ICYMI: Ridley Scott, of Blade Runner and Alien, made a movie with Cormac McCarthy, author of No Country for Old Men, The Road, and Blood Meridian, last year. It's called The Counselor, and lots of people didn't like it. (Currently at 34% on Rotten Tomatoes, which is almost as rough as Labor Day, a movie that's mostly about pie sex.) 

But The Counselor, out today on Blu-ray and DVD, and available on Digital HD as well, is awesome. It's awesome because you can see exactly why it frustrated so many viewers. It doesn't move along a typical plot track; you'll find no familiar action movie or thriller beats here. It's a movie made to resemble no other movies. It's talky, but Scott's direction is bold enough that it doesn't feel like a filmed play. Indeed, the long conversations—punctuated by moments of shocking violence—are the draw here.

If you've been loving HBO's True Dectective and its purple dialogue, you owe it to yourself to watch Javier Bardem, Cameron Diaz, Brad Pitt, and Michael Fassbender work their way through the knotted sentences of one of America's great novelists. Everyone talks about death. In fact, the entire movie is about the ways you die, how you fare in the face of the ultimate ending. It's like True Detective, but everyone sounds like Matthew McConaughey's character, and they have a lot more fun in the process.
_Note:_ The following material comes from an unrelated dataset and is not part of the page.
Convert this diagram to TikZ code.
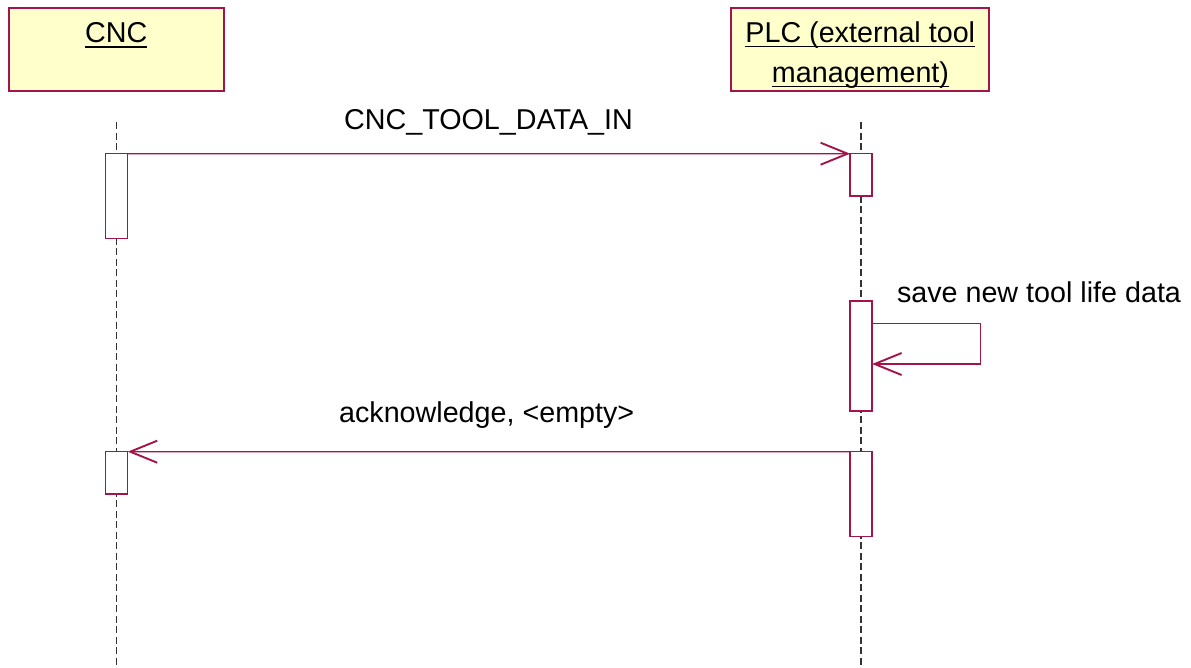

Ridley Scott matches McCarthy's style of writing with a glittering cast of A-list stars. The excess is everywhere. There are wild animals, violent decapitations, expensive cars, pool parties that would make Michael Bay jealous, motorcycles, absurdist conversations about shipping bodies in barrels back and forth across international borders, and graphic sex scenes that don't always include people. (Hint: they include cars.)

Scott's cinematogrphy is as cool as Cameron Diaz watching her pet cheetahs hunt rabbits. He'll overcrank his camera for a slow motion gunfight the same way Javier Bardem applies gel to his hair: slow and with extreme care.

But the dialogue wins the day. These are chewier conversations than the pseudo-philosophy spouted off on True Detective. They're both on the nose and oblique, like the delicate conversation early in the film about the flaws in diamonds. You have a grasp on the metaphor, and then it swims away. It's beguiling.

Of course, as the exclusive clip above explains, all credit goes to Cormac McCarthy, who is such a soldier at age 80 that he regularly showed up on set to observe. Must've been fun.

The Counselor is available on Blu-ray, DVD, and Digital HD right now.